I think people actually under estimate how hard it is to get rid of this type of glitchyness. Complaints like "finally switch to a new engine" get thrown around a lot. But people really do forget how hard it is to make a video game of this scale, and this depth, and then release it in a relatively relevant time window with as little bugs as possible.

Remember people we are only a few years removed from when how many AAA titles that are much smaller in scope like BF/Sports Games etc releasing all busted and broken and unplayable. The amount of QA hours it would take to try and find every possible combination/reason for a bug in a Bethesda game would probably push the game so far out of a relevant release window that half of the things the game is doing would be considered "been there done that". If we waited another year say for Fallout, how many more games would be doing the base building thing and be released? Hell Steam is filled with those concepts already. Would it feel like a new and relevant addition to the game that way? I don't know. It already is pushing it even as they release it now.
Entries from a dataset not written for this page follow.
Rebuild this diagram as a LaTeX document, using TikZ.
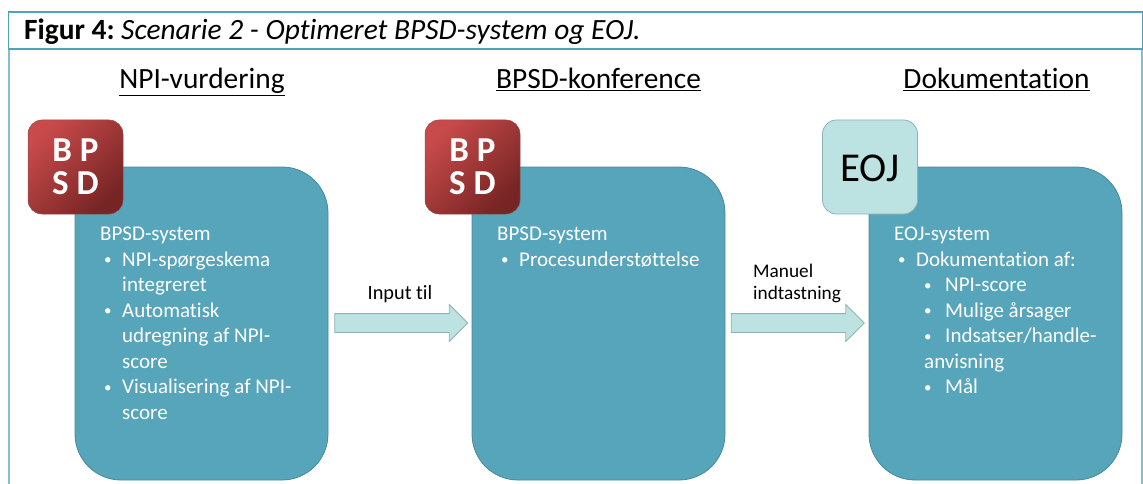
\documentclass[tikz,border=0pt]{standalone}
\usepackage{fontspec}
\setmainfont[Ligatures=NoCommon]{Carlito}
\usetikzlibrary{shapes.arrows,positioning}
\definecolor{tealbox}{HTML}{56A5BA}
\definecolor{tealedge}{HTML}{47899B}
\definecolor{titleedge}{HTML}{4FA3B8}
\definecolor{frameedge}{HTML}{86BFCC}
\definecolor{paleteal}{HTML}{BDE2E2}
\definecolor{paleedge}{HTML}{8FB3B3}
\definecolor{redlight}{HTML}{C84A4A}
\definecolor{reddark}{HTML}{762424}
\newcommand{\smallbul}{{\fontsize{15}{15}\selectfont\raisebox{1.5pt}{•}}}
\newcommand{\bulA}{\makebox[4pt][l]{}\makebox[18pt][l]{\smallbul}}
\newcommand{\bulB}{\makebox[21pt][l]{\smallbul}}
\tikzset{
  x=1pt,y=-1pt,
  sysbox/.style={draw=tealedge,line width=0.8pt,fill=tealbox,rounded corners=46pt,minimum width=253pt,minimum height=313pt,inner sep=0pt},
  redbadge/.style={draw=red!40!black!70,line width=0.5pt,top color=redlight,bottom color=reddark,shading angle=45,rounded corners=14pt,minimum width=95pt,minimum height=94pt,inner sep=0pt,text=white,align=center,font=\fontsize{35}{34}\selectfont\bfseries},
  eojbadge/.style={draw=paleedge,line width=0.8pt,fill=paleteal,rounded corners=14pt,minimum width=95pt,minimum height=94pt,inner sep=0pt,font=\fontsize{41}{46}\selectfont},
  head/.style={font=\fontsize{29.4}{34}\selectfont,inner sep=0pt,anchor=base},
  body/.style={text=white,font=\fontsize{21}{25.5}\selectfont,align=left,anchor=north west,inner sep=0pt},
  flow/.style={single arrow,draw=paleedge,line width=0.8pt,fill=paleteal,single arrow head extend=9pt,minimum height=133pt,inner xsep=0pt,inner ysep=9pt},
  lab/.style={font=\fontsize{19.3}{22}\selectfont,align=left,inner sep=0pt},
}
\begin{document}
\begin{tikzpicture}
\useasboundingbox (0,0) rectangle (1143,484);
\fill[white] (0,0) rectangle (1143,484);
\draw[frameedge,line width=1.2pt] (9,49) -- (9,484);
\draw[frameedge,line width=1.2pt] (1142,49) -- (1142,484);
\node[draw=titleedge,line width=1.5pt,minimum width=1134pt,minimum height=37pt,inner sep=0pt] (bar) at (575.5,30.5) {};
\node[font=\fontsize{29.4}{34}\selectfont,inner sep=0pt,anchor=base west] (title) at (24,40) {\textbf{Figur 4:}\hspace{6.5pt}\textit{Scenarie 2 - Optimeret BPSD-system og EOJ.}};

\node[head] (h1) at (202,89) {\underline{NPI-vurdering}};
\node[head] (h2) at (598.5,89) {\underline{BPSD-konference}};
\node[head] (h3) at (996.5,89) {\underline{Dokumentation}};

\node[sysbox] (b1) at (201.5,323.5) {};
\node[sysbox] (b2) at (598.5,323.5) {};
\node[sysbox] (b3) at (995.5,323.5) {};

\node[redbadge] (r1) at (75.5,167) {B P\\[-1pt]S D};
\node[redbadge] (r2) at (472.5,167) {B P\\[-1pt]S D};
\node[eojbadge,text depth=0pt] (e3) at (870,167) {\raisebox{-2pt}{EOJ}};

\node[body] (t1) at (100,227) {BPSD-system\\
\bulA NPI-spørgeskema\\
\makebox[22pt]{}integreret\\
\bulA Automatisk\\
\makebox[22pt]{}udregning af NPI-\\
\makebox[22pt]{}score\\
\bulA Visualisering af NPI-\\
\makebox[22pt]{}score};
\node[body] (t2) at (497,227) {BPSD-system\\
\bulA Procesunderstøttelse};
\node[body] (t3) at (894,227) {EOJ-system\\
\bulA Dokumentation af:\\
\makebox[30pt]{}\bulB NPI-score\\
\makebox[30pt]{}\bulB Mulige årsager\\
\makebox[30pt]{}\bulB Indsatser/handle-\\
\makebox[30pt]{}anvisning\\
\makebox[30pt]{}\bulB Mål};

\node[flow] (a1) at (396.5,323) {};
\node[flow] (a2) at (793,323) {};
\node[lab,anchor=base,font=\fontsize{20.3}{22}\selectfont] (l1) at (400,299) {Input til};
\node[lab,anchor=north west] (l2) at (753,264) {Manuel\\indtastning};
\end{tikzpicture}
\end{document}
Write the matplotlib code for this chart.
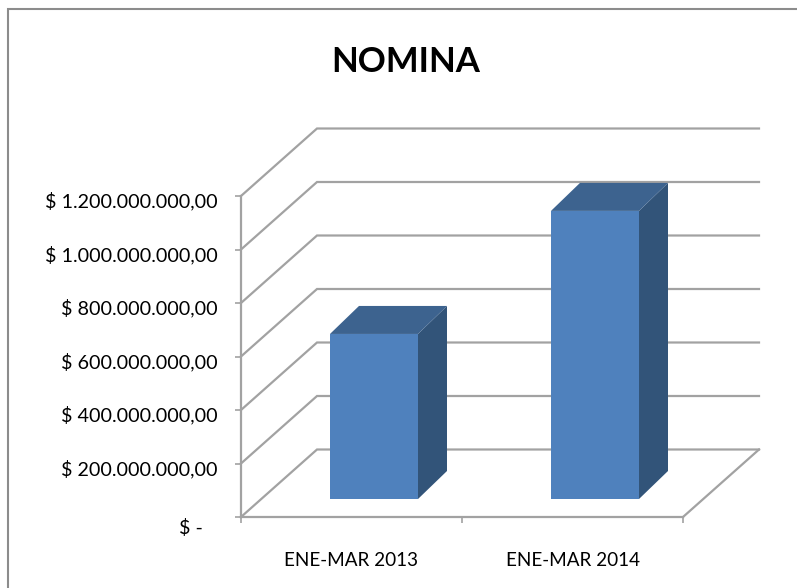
import matplotlib
matplotlib.use("Agg")
import matplotlib.pyplot as plt
from matplotlib.lines import Line2D
from matplotlib.patches import Polygon, Rectangle
from matplotlib.transforms import ScaledTranslation

categories = ["ENE-MAR 2013", "ENE-MAR 2014"]
values = [617000000, 1077000000]
y_ticks = [0, 200000000, 400000000, 600000000, 800000000, 1000000000, 1200000000]
y_labels = ["$ -\u00a0\u00a0\u00a0", "$ 200.000.000,00", "$ 400.000.000,00", "$ 600.000.000,00",
            "$ 800.000.000,00", "$ 1.000.000.000,00", "$ 1.200.000.000,00"]

W, H = 797, 588
GRID = "#a2a2a2"
plt.rcParams["font.family"] = ["Lato", "DejaVu Sans"]

fig = plt.figure(figsize=(W / 100, H / 100), dpi=100)
# chart border, only top and left are inside the crop
fig.add_artist(Line2D([8 / W, 8 / W, 1], [0, 1 - 9 / H, 1 - 9 / H], transform=fig.transFigure,
                      color="#8c8c8c", lw=1.5, solid_joinstyle="miter"))

# front plane of the 3d box, in pixels
ax = fig.add_axes([241 / W, 1 - 517 / H, 442 / W, 321 / H])
ax.set_xlim(0, 2)
ax.set_ylim(0, 1200000000)
ax.patch.set_visible(False)
for s in ["top", "right"]:
    ax.spines[s].set_visible(False)
for s in ["left", "bottom"]:
    ax.spines[s].set_color(GRID)
    ax.spines[s].set_linewidth(1.6)

px_x = 2 / 442
px_y = 1200000000 / 321
depth_x = 76 * px_x
depth_y = 67.5 * px_y

# walls and gridlines
for t in y_ticks:
    ax.plot([0, depth_x, 2 + depth_x], [t, t + depth_y, t + depth_y], color=GRID, lw=1.6,
            clip_on=False, zorder=1, solid_joinstyle="miter")
ax.plot([2, 2 + depth_x], [0, depth_y], color=GRID, lw=1.6, clip_on=False, zorder=1)

# bars
bar_w = 88 * px_x
bar_dx = 29 * px_x
bar_dy = 28 * px_y
shift_x = 22.5 * px_x
shift_y = 18 * px_y
for i, v in enumerate(values):
    x0 = i + 0.5 - bar_w / 2 + shift_x
    x1 = x0 + bar_w
    y0 = shift_y
    y1 = shift_y + v
    ax.add_patch(Polygon([(x1, y0), (x1 + bar_dx, y0 + bar_dy), (x1 + bar_dx, y1 + bar_dy), (x1, y1)],
                         fc="#325479", ec="none", clip_on=False, zorder=3))
    ax.add_patch(Polygon([(x0, y1), (x0 + bar_dx, y1 + bar_dy), (x1 + bar_dx, y1 + bar_dy), (x1, y1)],
                         fc="#3d638f", ec="none", clip_on=False, zorder=3))
    ax.add_patch(Rectangle((x0, y0), bar_w, v, fc="#4f81bd", ec="none", clip_on=False, zorder=4))

ax.set_yticks(y_ticks)
ax.set_yticklabels(y_labels, fontsize=14.2, color="black")
ax.tick_params(axis="y", length=4.5, width=1.2, color=GRID, pad=12.5)
for t, lab in zip(y_ticks, ax.get_yticklabels()):
    drop = 10 if t == 0 else 4
    lab.set_transform(lab.get_transform() + ScaledTranslation(0, -drop / 100, fig.dpi_scale_trans))

ax.set_xticks([0.5, 1.5])
ax.set_xticklabels(categories, fontsize=13.6, color="black")
ax.set_xticks([0, 1, 2], minor=True)
ax.tick_params(axis="x", which="major", length=0, pad=25)
ax.tick_params(axis="x", which="minor", length=4.5, width=1.2, color=GRID)

fig.text(405.5 / W, 1 - 62 / H, "NOMINA", fontsize=25, fontweight="bold", ha="center", va="center")

fig.savefig("out.png", dpi=100)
Yes I realize they work on these games for a long time, but unless they were to internally develop a program to try and catch bugs, the traditional QA process of people playing the game and reporting on what happens is to tough for games this scale imo. It's the whole point of the initial launch of these games, it's the community doing the QA work. It's why Bethesda releases a bunch of patches post launch.

If this was an Ubisoft/EA game it would get shitted on. Bethesda though? Never.

Bethesda clearly can't build the worlds they want to, yet they do so anyways. They want to do all this shit and they suck at actually pulling it off. They need to scale back and tighten the experience. I'm not gonna give them a pass because "omg ambitious". No. They clearly aren't capable of doing it so they need to stop.